1980-1990 yıllarının benzetmeli anlatımı budur. Ne yazık ki, bizde bu öykü demokrasiye geçtiğimiz günden bu güne yani 23 yıldan beri devam ediyor.
Yamyam fareler seni de ürkütebilmiş ve sen dün sandık başına gitmemişsin. Aydınlardan giden olmadı. Hepinizin kafasında aynı şüple üstün geldi. Artık ikircimlisiniz, artık irite ediyorlar halkı.
Bulgaristan Türk ve Müslüman aydınları politikaya küs ve artık HÖH/DPS’ye oy vermiyecekler. Bu sayfa kapandı.
“Evet.” dedim ve içimi çekerek devam ettim: “Bunu düşünsem de hu hikâyeyi benzetmeyi sen gibi dizip özetleyemezdim. Teşekkür ederim. İyi oldu da görüştük.”
“Çıkış yolu görebiliyor musun?” diye sordu Kotse.
“Yeniden birleşmek, birliği yeni bir nitelikte sürdürmek, arınmak, iri vampirleri gemiden atmak, öldürüp kedilere ziyafet vermek; birlikte varolup çalışmak başarı yolunu açabilir,” diye düşünüyorum.
“Müsade buyur da, vaktin varsa, ben de sana, içime doğan 4 mum hikâyesini sana kısaca anlatayım.” derken gözlerini aradım.

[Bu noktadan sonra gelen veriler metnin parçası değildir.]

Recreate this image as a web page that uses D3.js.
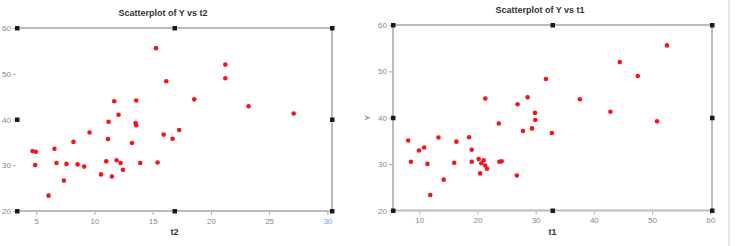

“İyi olur. Dinliyorum,” diyen Kotse, kahve fincanına uzandı ve bana baktı:
Sesiz bir ortamda 4 mum yavaşça yanarken aralarında geçen şu konuşma duyulur:
“İlki:
Ben insanların doğal haklarının simgesiyım. Azınlıkların öz haklarının eveliyim. Kimse yanık kalmamı sağlamaya çalışmıyor. İnanıyorum ki söneceğim.

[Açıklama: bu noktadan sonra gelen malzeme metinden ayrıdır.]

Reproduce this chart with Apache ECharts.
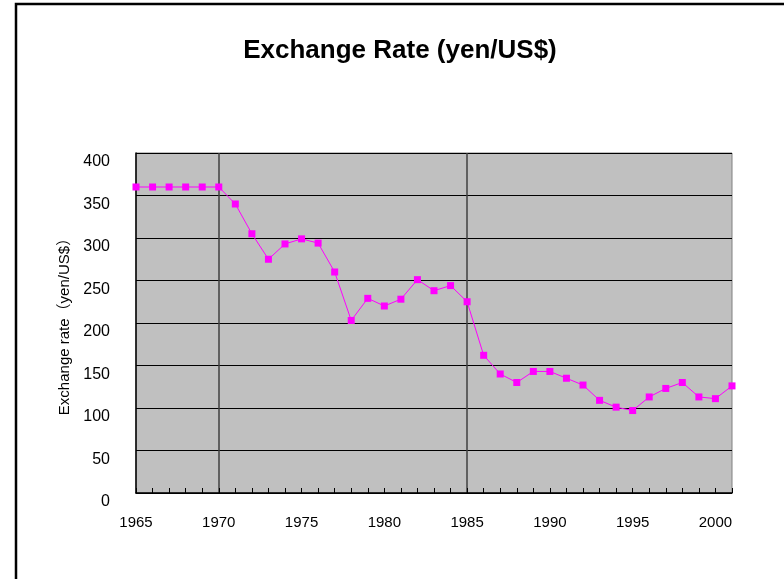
<!DOCTYPE html>
<html>
<head>
<meta charset="utf-8">
<script src="https://cdn.jsdelivr.net/npm/echarts@6/dist/echarts.min.js"></script>
<style>
html, body { margin: 0; padding: 0; background: #fff; }
#main { width: 784px; height: 579px; }
</style>
</head>
<body>
<div id="main"></div>
<script>
// 年份（1965-2001）
var years = [];
for (var y = 1965; y <= 2001; y++) { years.push(String(y)); }

// 汇率 yen/US$
var rates = [
    360, 360, 360, 360, 360, 360,      // 1965-1970
    340, 305, 275, 293, 299, 294,      // 1971-1976
    260, 203, 229, 220, 228, 251,      // 1977-1982
    238, 244, 225, 162, 140, 130,      // 1983-1988
    143, 143, 135, 127, 109, 101,      // 1989-1994
    97, 113, 123, 130, 113, 111,       // 1995-2000
    126                                // 2001
];

// 只有这两年画竖线
var markYears = ['1970', '1985'];

var myChart = echarts.init(document.getElementById('main'));

var option = {
    animation: false,
    backgroundColor: '#ffffff',
    graphic: [{
        type: 'rect',
        shape: { x: 16, y: 4, width: 800, height: 600 },
        style: { fill: 'none', stroke: '#000', lineWidth: 2.5 },
        z: 100
    }],
    title: {
        text: 'Exchange Rate (yen/US$)',
        left: 395,
        textAlign: 'center',
        top: 33,
        textStyle: {
            fontFamily: 'Liberation Sans, Arial, sans-serif',
            fontSize: 26,
            fontWeight: 'bold',
            color: '#000'
        }
    },
    grid: {
        left: 136,
        right: 52,
        top: 153,
        bottom: 86,
        show: true,
        backgroundColor: '#c0c0c0',
        borderColor: '#808080',
        borderWidth: 1
    },
    xAxis: {
        type: 'category',
        data: years,
        boundaryGap: false,
        axisLine: { lineStyle: { color: '#000', width: 1.5 } },
        axisTick: {
            show: true,
            inside: true,
            interval: 0,
            length: 5,
            lineStyle: { color: '#000' }
        },
        axisLabel: {
            interval: 4,
            margin: 22,
            fontSize: 15,
            color: '#000',
            fontFamily: 'Liberation Sans, Arial, sans-serif'
        },
        splitLine: {
            show: true,
            interval: function (index, value) {
                return markYears.indexOf(value) >= 0;
            },
            lineStyle: { color: '#404040', width: 1.5 }
        }
    },
    yAxis: {
        type: 'value',
        min: 0,
        max: 400,
        interval: 50,
        name: 'Exchange rate（yen/US$）',
        nameLocation: 'middle',
        nameGap: 60,
        nameTextStyle: {
            fontSize: 15,
            color: '#000',
            fontFamily: 'Liberation Sans, Noto Sans CJK JP, sans-serif'
        },
        axisLine: { show: true, lineStyle: { color: '#000', width: 1.5 } },
        axisTick: { show: false },
        axisLabel: {
            margin: 26,
            fontSize: 16,
            color: '#000',
            verticalAlign: 'top',
            padding: [1, 0, 0, 0],
            fontFamily: 'Liberation Sans, Arial, sans-serif'
        },
        splitLine: { show: true, lineStyle: { color: '#000', width: 1 } }
    },
    series: [{
        name: 'Exchange rate',
        type: 'line',
        data: rates,
        symbol: 'rect',
        symbolSize: 7,
        showAllSymbol: true,
        itemStyle: { color: '#ff00ff' },
        lineStyle: { color: '#ff00ff', width: 1 }
    }]
};

myChart.setOption(option);
</script>
</body>
</html>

Alevi azalır ve yavaşça söner.
“İkinci konuşur:
Ben HÖH/DPS’ye İNANCIM. Neredeyse kimse beni artık gerekli görmüyor. O nedenle bu rüzgârlı havada daha fazla yanık kalmama hiç gerek yok.
Konuşması bitmeden daha 2000 yılında söner.
“Üçüncü mum da:
Ben özgürlüklerin özüyüm. Yanık kalmak için gücüm yok. Yanlış anlaşıldım. Evlenip boşanma lambası olmaktan bıktım, derken ansızın söner.
Bu arada, hayata yeni çağrılan bir çocuk odaya girer ve 3 mumun yanmadığını görünce:
“Neden yanmıyorsunuz?” Sizin sonuna kadar yanmanız gerekir!” “Babam sizi karanlıklar içinden getirdi!” derken, ağlamaya başlar.
Çocuğan hıçkırığını işitince ona dönen dördüncü mum dile gelir:
“Korkma ben hala yanıyorum.” Diğer mumlar yeniden yanabilir.
Ben UMUDUM der.”
Öyküde, parlayan gözlerle çocuk, UMUT mumunu alır ve diğer mumları tekrar birer birer yakar.
Kotse, Kotse, dedim ve iç çekerken sağ elimle dostumun elini tuttum ve şöyle devam ettim:
“Umudun alevi yaşamımızdan hiç eksilmesin! Biz birlikte umutlarımızı ve inançlarımızı hak ve özgürlüklerimizle birlikte bu vatan ışığa gark olana kadar hep yaşatalım! dedim ve ayrılınca aydınlık saçmak için Plovdiv sokaklarındaki kalabalığa karıştık.